Advent Week 4: Light

‭‭Luke‬ ‭1:78-79‬ ‭NLT‬‬

Every year, windows and homes are illuminated with flickering tones of colour. And every year, there seem to be more of them — switched on earlier and earlier, as though we’re collectively trying to push back the night.

There is an innate discomfort with darkness, especially the long dark of winter.

We long for light.

We long for a world without shadows.

In Mervyn Peake’s fictional world, the castle Gormenghast is a gloomy, airless labyrinth. Its oppressive corridors twist endlessly, choking what little light there is from penetrating the cold, deep recesses of stone, stifling the joy of all who live within.

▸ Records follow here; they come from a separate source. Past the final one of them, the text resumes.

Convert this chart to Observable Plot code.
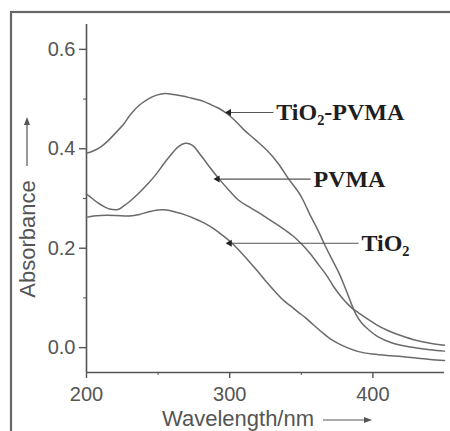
<!DOCTYPE html>
<html>
<head>
<meta charset="utf-8">
<script src="https://cdn.jsdelivr.net/npm/d3@7"></script>
<script src="https://cdn.jsdelivr.net/npm/@observablehq/plot@0.6"></script>
<style>
  html, body { margin: 0; padding: 0; background: #fff; }
  svg { display: block; }
</style>
</head>
<body>
<div id="chart"></div>
<script>
// Wavelength (nm) / absorbance pairs
const tio2Pvma = [
  [200,0.391],[205,0.396],[210,0.404],[215,0.416],[220,0.431],[226,0.450],[231,0.470],[237,0.488],
  [243,0.500],[249,0.508],[255,0.511],[261,0.509],[267,0.506],[273,0.502],[280,0.497],[286,0.490],
  [292,0.482],[298,0.471],[304,0.456],[310,0.438],[318,0.418],[326,0.397],[334,0.370],[341,0.340],
  [348,0.313],[351,0.298],[357,0.262],[362,0.234],[366,0.209],[371,0.180],[376,0.152],[380,0.125],
  [385,0.088],[388,0.068],[392,0.050],[397,0.036],[404,0.021],[413,0.010],[425,0.002],[440,-0.004],[450,-0.007]
];
const pvma = [
  [200,0.309],[204,0.300],[208,0.291],[212,0.284],[216,0.279],[222,0.278],[226,0.285],[231,0.296],
  [237,0.312],[243,0.330],[249,0.350],[254,0.370],[259,0.388],[264,0.404],[269,0.411],[274,0.407],
  [279,0.390],[285,0.367],[293,0.338],[300,0.315],[306,0.297],[313,0.284],[320,0.272],[328,0.257],
  [336,0.242],[344,0.225],[350,0.209],[356,0.190],[362,0.167],[368,0.144],[373,0.121],[378,0.102],
  [383,0.086],[386,0.078],[390,0.070],[395,0.060],[402,0.047],[410,0.035],[420,0.024],[430,0.015],
  [440,0.009],[450,0.005]
];
const tio2 = [
  [200,0.262],[205,0.265],[210,0.266],[220,0.266],[230,0.265],[237,0.268],[243,0.273],[250,0.277],
  [256,0.277],[262,0.273],[268,0.268],[275,0.260],[282,0.251],[289,0.239],[295,0.226],[302,0.209],
  [310,0.185],[317,0.162],[324,0.138],[331,0.115],[338,0.094],[343,0.083],[348,0.071],[353,0.060],
  [358,0.047],[364,0.032],[370,0.018],[376,0.008],[382,0.000],[390,-0.008],[400,-0.013],[410,-0.016],
  [420,-0.018],[430,-0.021],[440,-0.024],[450,-0.026]
];

// Curve labels: text start (x, y) and arrow tip x
const labelNames = ["TiO\u2082-PVMA", "PVMA", "TiO\u2082"];
const labelX = [332.5, 358.5, 392];
const labelY = [0.473, 0.339, 0.210];
const arrowTipX = [299.5, 291.5, 300];

const xTicks = [200, 300, 400];
const xMinorTicks = [250, 350];
const yTicks = [0.0, 0.2, 0.4, 0.6];
const yMinorTicks = [0.1, 0.3, 0.5];
const xDomain = [200, 450];
const yDomain = [-0.05, 0.65];
const xTitle = "Wavelength/nm";
const yTitle = "Absorbance";

const series = [
  ...tio2Pvma.map(([x, y]) => ({x, y, s: "TiO2-PVMA"})),
  ...pvma.map(([x, y]) => ({x, y, s: "PVMA"})),
  ...tio2.map(([x, y]) => ({x, y, s: "TiO2"}))
];
const labels = labelNames.map((name, i) => ({
  name, x: labelX[i], y: labelY[i], tip: arrowTipX[i], from: labelX[i] - 2
}));

const axisColor = "#555";
const sansFont = "Liberation Sans, Arial, sans-serif";

const plot = Plot.plot({
  width: 450,
  height: 431,
  marginLeft: 86,
  marginRight: 6,
  marginTop: 24,
  marginBottom: 59,
  style: {background: "#fff", fontFamily: sansFont},
  x: {domain: xDomain},
  y: {domain: yDomain},
  marks: [
    Plot.ruleX([xDomain[0]], {stroke: axisColor, strokeWidth: 1.6}),
    Plot.ruleY([yDomain[0]], {stroke: axisColor, strokeWidth: 1.6}),
    Plot.axisY({ticks: yTicks, tickFormat: d3.format(".1f"), tickSize: 7, tickPadding: 4,
      fontSize: 20, color: axisColor, stroke: axisColor, strokeWidth: 1.4, label: null}),
    Plot.axisY({ticks: yMinorTicks, tickSize: 3, text: null, stroke: axisColor, label: null}),
    Plot.axisX({ticks: xTicks, tickFormat: d3.format("d"), tickSize: 6, tickPadding: 8,
      fontSize: 20, color: axisColor, stroke: axisColor, strokeWidth: 1.4, label: null}),
    Plot.axisX({ticks: xMinorTicks, tickSize: 3, text: null, stroke: axisColor, label: null}),
    Plot.line(series, {x: "x", y: "y", z: "s", stroke: "#6a6a6a", strokeWidth: 1.5, curve: "catmull-rom"}),
    Plot.link(labels, {x1: "from", x2: "tip", y1: "y", y2: "y", stroke: "#555", strokeWidth: 1.2}),
    Plot.dot(labels, {x: "tip", y: "y", symbol: "triangle", rotate: -90, r: 2.6, fill: "#222", stroke: "none"}),
    Plot.text(labels, {x: "x", y: "y", text: "name", textAnchor: "start",
      fontFamily: "Liberation Serif, Times New Roman, serif", fontWeight: "bold", fontSize: 24, fill: "#1e1e1e"})
  ]
});

document.getElementById("chart").appendChild(plot);

// Decorations: outer frame, axis titles and their arrows
const svg = d3.select(plot);
svg.append("rect").attr("x", 11).attr("y", 12).attr("width", 450).attr("height", 430)
  .attr("fill", "none").attr("stroke", "#666").attr("stroke-width", 2.2);

svg.append("text").text(xTitle)
  .attr("x", 162).attr("y", 426).attr("text-anchor", "start")
  .attr("font-family", sansFont).attr("font-size", 22).attr("fill", axisColor);
svg.append("line").attr("x1", 323).attr("x2", 366).attr("y1", 420).attr("y2", 420)
  .attr("stroke", axisColor).attr("stroke-width", 1.2);
svg.append("path").attr("d", "M372,420 L364,417 L364,423 Z").attr("fill", axisColor);

svg.append("text").text(yTitle)
  .attr("transform", "translate(27,239) rotate(-90)")
  .attr("text-anchor", "middle").attr("dy", "0.36em")
  .attr("font-family", sansFont).attr("font-size", 22).attr("fill", axisColor);
svg.append("line").attr("x1", 27).attr("x2", 27).attr("y1", 166).attr("y2", 123)
  .attr("stroke", axisColor).attr("stroke-width", 1.2);
svg.append("path").attr("d", "M27,117 L24,125 L30,125 Z").attr("fill", axisColor);
</script>
</body>
</html>
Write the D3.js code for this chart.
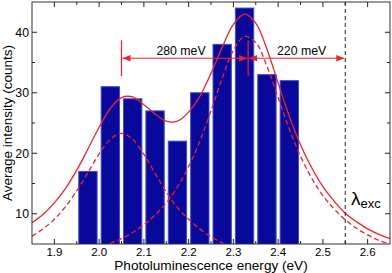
<!DOCTYPE html>
<html><head><meta charset="utf-8">
<script src="https://cdn.jsdelivr.net/npm/d3@7/dist/d3.min.js"></script>
<style>body{margin:0;background:#fff}svg{display:block}</style>
</head><body>
<script>
// ---- data ----
const binCenters = [1.975, 2.025, 2.075, 2.125, 2.175, 2.225, 2.275, 2.325, 2.375, 2.425];
const counts     = [17, 31, 29, 27, 22, 30, 38, 44, 33, 32];

const fitEnergy = [1.850,1.875,1.900,1.925,1.950,1.975,2.000,2.025,2.050,2.075,2.100,2.125,2.150,2.175,2.200,2.225,2.250,2.275,2.300,2.325,2.350,2.375,2.400,2.425,2.450,2.475,2.500,2.525,2.550,2.575,2.600,2.625,2.650];
const totalFit  = [8.5,9.9,11.8,14.2,17.2,20.7,24.3,27.4,29.2,29.3,28.0,26.5,25.3,25.3,26.8,29.4,33.2,37.5,41.3,43.0,41.5,37.2,31.6,26.1,21.4,17.6,14.5,12.1,10.1,8.7,7.5,6.6,5.9];
const peakLowFit  = [6.3,7.5,9.1,11.2,13.8,16.8,19.9,22.3,23.3,22.3,19.8,16.7,13.6,11.0,9.1,7.5,6.2,5.2,4.4,3.7,3.2,2.8,2.5,2.2,1.9,1.7,1.6,1.4,1.3,1.2,1.1,1.0,0.9];
const peakHighFit = [2.2,2.5,2.8,3.1,3.5,3.9,4.5,5.1,5.9,6.9,8.2,9.8,11.8,14.4,17.8,22.0,27.0,32.4,37.0,39.3,38.3,34.4,29.2,24.0,19.5,15.9,13.0,10.8,9.0,7.6,6.5,5.6,5.0];

const xTickValues = [1.9, 2.0, 2.1, 2.2, 2.3, 2.4, 2.5, 2.6];
const xTickLabels = ["1.9", "2.0", "2.1", "2.2", "2.3", "2.4", "2.5", "2.6"];
const xMinorTicks = [1.95, 2.05, 2.15, 2.25, 2.35, 2.45, 2.55];
const yTickValues = [10, 20, 30, 40];
const yTickLabels = ["10", "20", "30", "40"];
const yMinorTicks = [15, 25, 35];

const peakMarkers = [2.05, 2.333];          // vertical red markers
const excitationEnergy = 2.55;              // dashed line
const gapSpans = [[2.05, 2.333], [2.333, 2.55]];
const gapLabels = ["280 meV", "220 meV"];
const gapLabelX = [2.183, 2.4525];
const arrowLevel = 35.7;

// ---- layout ----
const W = 392, H = 273;
const L = 32, R = 390, T = 2, B = 244;
const RED = "#f2202c";
const FONT = "'Liberation Sans', Arial, Helvetica, sans-serif";

const svg = d3.select("body").append("svg").attr("width", W).attr("height", H);
const x = d3.scaleLinear().domain([1.85, 2.65]).range([L, R]);
const y = d3.scaleLinear().domain([5, 45]).range([B, T]);

svg.append("defs").append("clipPath").attr("id", "clip")
  .append("rect").attr("x", L).attr("y", T).attr("width", R - L).attr("height", B - T);

const plot = svg.append("g").attr("clip-path", "url(#clip)");

// bars
const halfW = 0.0205;
plot.selectAll("rect.bar").data(binCenters).join("rect")
  .attr("class", "bar")
  .attr("x", (d) => x(d - halfW))
  .attr("width", (d) => x(d + halfW) - x(d - halfW))
  .attr("y", (d, i) => y(counts[i]))
  .attr("height", (d, i) => B + 2 - y(counts[i]))
  .attr("fill", "#08089a")
  .attr("stroke", "#3f4fd0")
  .attr("stroke-width", 1);

// curves
const line = (vals) => d3.line().x((d, i) => x(fitEnergy[i])).y((d) => y(d)).curve(d3.curveCatmullRom)(vals);
plot.append("path").attr("d", line(peakLowFit)).attr("fill", "none").attr("stroke", RED)
  .attr("stroke-width", 1.3).attr("stroke-dasharray", "5,3");
plot.append("path").attr("d", line(peakHighFit)).attr("fill", "none").attr("stroke", RED)
  .attr("stroke-width", 1.3).attr("stroke-dasharray", "5,3");
plot.append("path").attr("d", line(totalFit)).attr("fill", "none").attr("stroke", RED)
  .attr("stroke-width", 1.3);

// excitation line
plot.append("line").attr("x1", x(excitationEnergy)).attr("x2", x(excitationEnergy))
  .attr("y1", T).attr("y2", B).attr("stroke", "#222").attr("stroke-width", 1)
  .attr("stroke-dasharray", "4,3");

// markers and arrows
const ay = y(arrowLevel);
peakMarkers.forEach((e) => {
  svg.append("line").attr("x1", x(e)).attr("x2", x(e)).attr("y1", ay - 18).attr("y2", ay + 18)
    .attr("stroke", RED).attr("stroke-width", 1.2);
});
function head(tipX, dir) {
  const len = 8, hw = 3.2;
  svg.append("path")
    .attr("d", `M${tipX},${ay} L${tipX - dir * len},${ay - hw} L${tipX - dir * len},${ay + hw} Z`)
    .attr("fill", RED);
}
gapSpans.forEach((s, i) => {
  const x0 = x(s[0]) + 1, x1 = x(s[1]) - 1;
  svg.append("line").attr("x1", x0).attr("x2", x1).attr("y1", ay).attr("y2", ay)
    .attr("stroke", RED).attr("stroke-width", 1.2);
  head(x0, -1);
  head(x1, 1);
  svg.append("text").attr("x", x(gapLabelX[i])).attr("y", ay - 3.5)
    .attr("text-anchor", "middle").attr("font-family", FONT).attr("font-size", 12.3)
    .attr("fill", "#000").text(gapLabels[i]);
});

// lambda label
const lam = svg.append("text").attr("x", 351).attr("y", 205).attr("font-family", FONT).attr("fill", "#000");
lam.append("tspan").attr("font-size", 19).text("λ");
lam.append("tspan").attr("font-size", 13).attr("dy", 2.5).text("exc");

// frame
svg.append("rect").attr("x", L).attr("y", T).attr("width", R - L).attr("height", B - T)
  .attr("fill", "none").attr("stroke", "#333").attr("stroke-width", 1);

// ticks
const tickG = svg.append("g").attr("stroke", "#222").attr("stroke-width", 1);
function xt(v, len) {
  tickG.append("line").attr("x1", x(v)).attr("x2", x(v)).attr("y1", B).attr("y2", B - len);
  tickG.append("line").attr("x1", x(v)).attr("x2", x(v)).attr("y1", T).attr("y2", T + len);
}
function yt(v, len) {
  tickG.append("line").attr("x1", L).attr("x2", L + len).attr("y1", y(v)).attr("y2", y(v));
  tickG.append("line").attr("x1", R).attr("x2", R - len).attr("y1", y(v)).attr("y2", y(v));
}
xTickValues.forEach((v) => xt(v, 5));
xMinorTicks.forEach((v) => xt(v, 3));
yTickValues.forEach((v) => yt(v, 5));
yMinorTicks.forEach((v) => yt(v, 3));

// tick labels
svg.append("g").selectAll("text").data(xTickValues).join("text")
  .attr("x", (d) => x(d)).attr("y", 255.5).attr("text-anchor", "middle")
  .attr("font-family", FONT).attr("font-size", 11.5).attr("fill", "#000")
  .text((d, i) => xTickLabels[i]);
svg.append("g").selectAll("text").data(yTickValues).join("text")
  .attr("x", 29).attr("y", (d) => y(d)).attr("dy", "0.36em").attr("text-anchor", "end")
  .attr("font-family", FONT).attr("font-size", 12.3).attr("fill", "#000")
  .text((d, i) => yTickLabels[i]);

// axis titles
svg.append("text").attr("x", 211).attr("y", 269.5).attr("text-anchor", "middle")
  .attr("font-family", FONT).attr("font-size", 13.6).attr("fill", "#000")
  .text("Photoluminescence energy (eV)");
svg.append("text").attr("transform", `translate(12,${(T + B) / 2}) rotate(-90)`)
  .attr("text-anchor", "middle").attr("font-family", FONT).attr("font-size", 13.5).attr("fill", "#000")
  .text("Average intensity (counts)");
</script>
</body></html>
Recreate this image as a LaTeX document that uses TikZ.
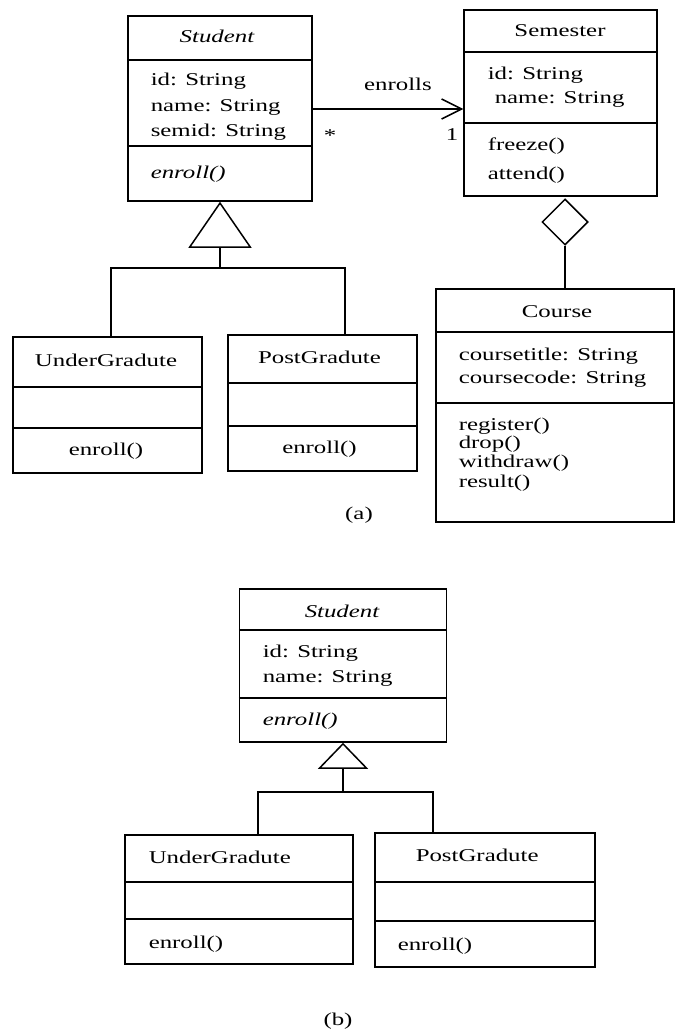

At times, life feels much the same — heavy, dim, constricting — yet it is precisely within such darkness that a deep longing for light is born, a hope that even the faintest glimmer might break through and lead us out.

In Peake’s world, the glimmer comes with the birth of a child, causing the narrator, at the end of the first volume, to optimistically cry, ‘And there shall be a flame-green daybreak soon. And love itself will cry for insurrection!’

In our world, too, it’s a birth that summons our attention.

The Incarnate Deity comes to give light to a world sat in darkness.

Of course, we wait for all darkness to cease. But a light has come, and this light remains, evershining brightly, just like C. S. Lewis’ famous lampost in his Narnia story, The Lion, The Witch and the Wardrobe.

As Heidi Haverkamp notes, ‘[Narnia’s] lamppost is a living thing. No one lights it, no one extinguishes it, and it burns without fuel. The White Witch’s winter hasn’t snuffed it out. It is a boundary, but also a promise that Aslan can make broken things new and alive. It is a beacon in the face of the dark, cold spell that lies on the land.’

Or, as John wrote when this light first came, ‘The light shines in the darkness, and the darkness can never extinguish it.’